# Reducing recurrence relations mod10 [closed]

I have been playing around with integer sequences as of late, and the following question occurred to me:

Suppose for $$m$$ fixed we have some some initial values $$a_1,\cdots,a_m$$ and for all $$n\in\mathbb{N}:n>m$$ we have a linear recurrence relation $$a_n=\sum_{i=1}^{m}\alpha_i a_{n-i}$$ with $$\alpha_i\in\mathbb{Z}$$ (we could generalise to non-linear recurrence relations, but we focus on linear ones for the time being). Suppose we define $$b_n\equiv a_n \bmod{10}$$ with $$0\leq b_n\leq9$$ and define the decimal expansion of $$x$$ by the concatenation $$0.b_1b_2b_3\cdots$$. Which recurrence relations give $$x\in\mathbb{Q}$$? Which give $$x\notin\mathbb{Q}$$? Which $$x$$ are normal?

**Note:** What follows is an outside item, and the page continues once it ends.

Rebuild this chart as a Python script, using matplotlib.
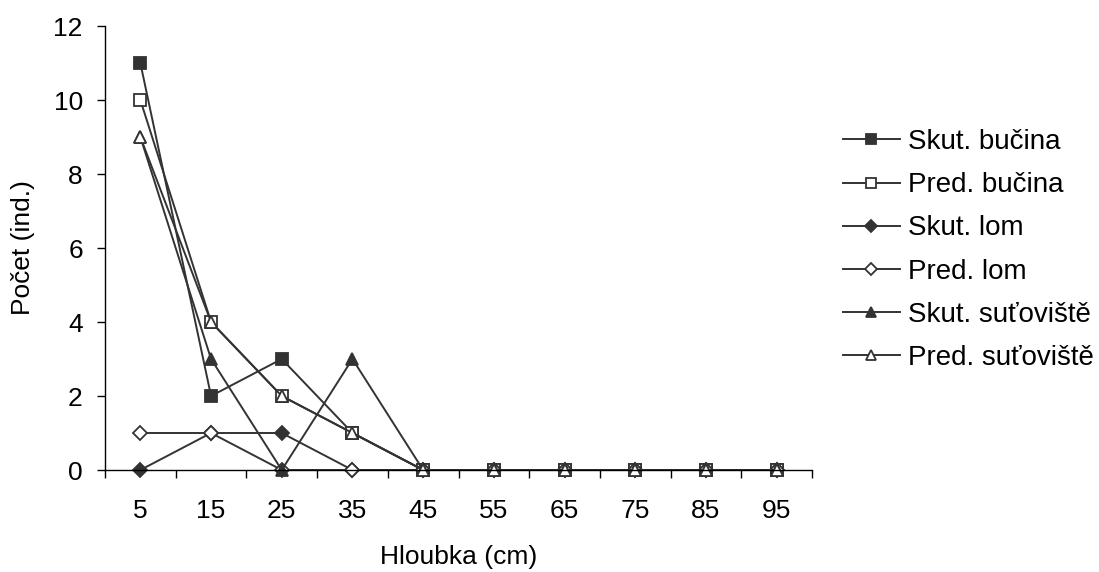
import matplotlib.pyplot as plt

plt.rcParams['font.family'] = ['Liberation Sans', 'DejaVu Sans']

hloubka = [5, 15, 25, 35, 45, 55, 65, 75, 85, 95]

skut_bucina = [11, 2, 3, 1, 0, 0, 0, 0, 0, 0]
pred_bucina = [10, 4, 2, 1, 0, 0, 0, 0, 0, 0]
skut_lom = [0, 1, 1, 0, 0, 0, 0, 0, 0, 0]
pred_lom = [1, 1, 0, 0, 0, 0, 0, 0, 0, 0]
skut_sut = [9, 3, 0, 3, 0, 0, 0, 0, 0, 0]
pred_sut = [9, 4, 2, 1, 0, 0, 0, 0, 0, 0]

series = [
    ("Skut. bučina", skut_bucina, 's', '#333333'),
    ("Pred. bučina", pred_bucina, 's', 'white'),
    ("Skut. lom", skut_lom, 'D', '#333333'),
    ("Pred. lom", pred_lom, 'D', 'white'),
    ("Skut. suťoviště", skut_sut, '^', '#333333'),
    ("Pred. suťoviště", pred_sut, '^', 'white'),
]

fig = plt.figure(figsize=(10.99, 5.72), dpi=100)
ax = fig.add_axes([105 / 1099, 1 - 470 / 572, (812 - 105) / 1099, (470 - 26) / 572])

x = list(range(len(hloubka)))
for name, vals, mk, fc in series:
    ms = 7.5 if mk == 'D' else 9
    ax.plot(x, vals, marker=mk, color='#333333', markerfacecolor=fc,
            markeredgecolor='#333333', markeredgewidth=1.3, markersize=ms,
            linewidth=1.4, label=name, clip_on=False)

ax.set_xlim(-0.5, len(hloubka) - 0.5)
ax.set_ylim(0, 12)
ax.set_yticks(range(0, 13, 2))
# category axis: tick marks between categories, labels at the centres
ax.set_xticks([i - 0.5 for i in range(len(hloubka) + 1)])
ax.set_xticklabels([])
ax.set_xticks(x, minor=True)
ax.set_xticklabels([str(h) for h in hloubka], minor=True)
ax.tick_params(axis='x', which='major', length=6, width=1, direction='out')
ax.tick_params(axis='x', which='minor', length=0, pad=21, labelsize=19)
ax.tick_params(axis='y', length=6, width=1, direction='out', labelsize=19, pad=10)

for s in ['top', 'right']:
    ax.spines[s].set_visible(False)
for s in ['left', 'bottom']:
    ax.spines[s].set_linewidth(1)

ax.set_xlabel("Hloubka (cm)", fontsize=19, labelpad=16)
ax.set_ylabel("Počet (ind.)", fontsize=19, labelpad=13)

ax.legend(loc='upper left', bbox_to_anchor=(843 / 1099, 1 - 129 / 572),
          bbox_transform=fig.transFigure, frameon=False, fontsize=20,
          markerscale=0.85, handlelength=2.05, handletextpad=0.3,
          labelspacing=0.62, borderpad=0, borderaxespad=0)

fig.savefig("out.png", dpi=100)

I then realised (an embarrassingly long time after initially formulating this problem) that $$x$$ is rational if and only if its decimal expansion is repeating after some finite number of digits or terminating (i.e. repeated zeroes after some finite number of digits), so this question essentially reduces to whether a given recurrence relation is periodic (after some finite number of 'leading terms') when reduced mod10. Computationally it is easier to reduce each term mod10 as it is calculated.

I have been playing around with the Fibonacci sequence (OEIS A000045) and the example $$a_n=a_{n-1}-a_{n-4}, a_1=a_2=a_3=a_4=1$$ (which is sadly not documented on OEIS) but without much clue of how to check if values reoccur or not.

Does anyone have any insights into this problem? Is it too broad to be solved in general? Are there any interesting cases you can think of and wish to highlight?

• All linear recurrence relations give $x \in \mathbb{Q}$ and none give $x$ normal. See: Pisano periods. May 6 at 10:22

Set $$B_n = (a_n,\ldots,a_{n+m-1})$$ for $$n \ge 1$$. The sequence $$(B_n)_{n \ge 1}$$ thus defined takes values in a finite set (namely $$\{0,\ldots,9\}^m$$) and satisfies a recursion relation of the form $$B_{n+1}=f(B_n)$$. Therefore, it is eventually periodic: once you get any value for the second time, the periodic behaviour is forced. The linearity plays no role here.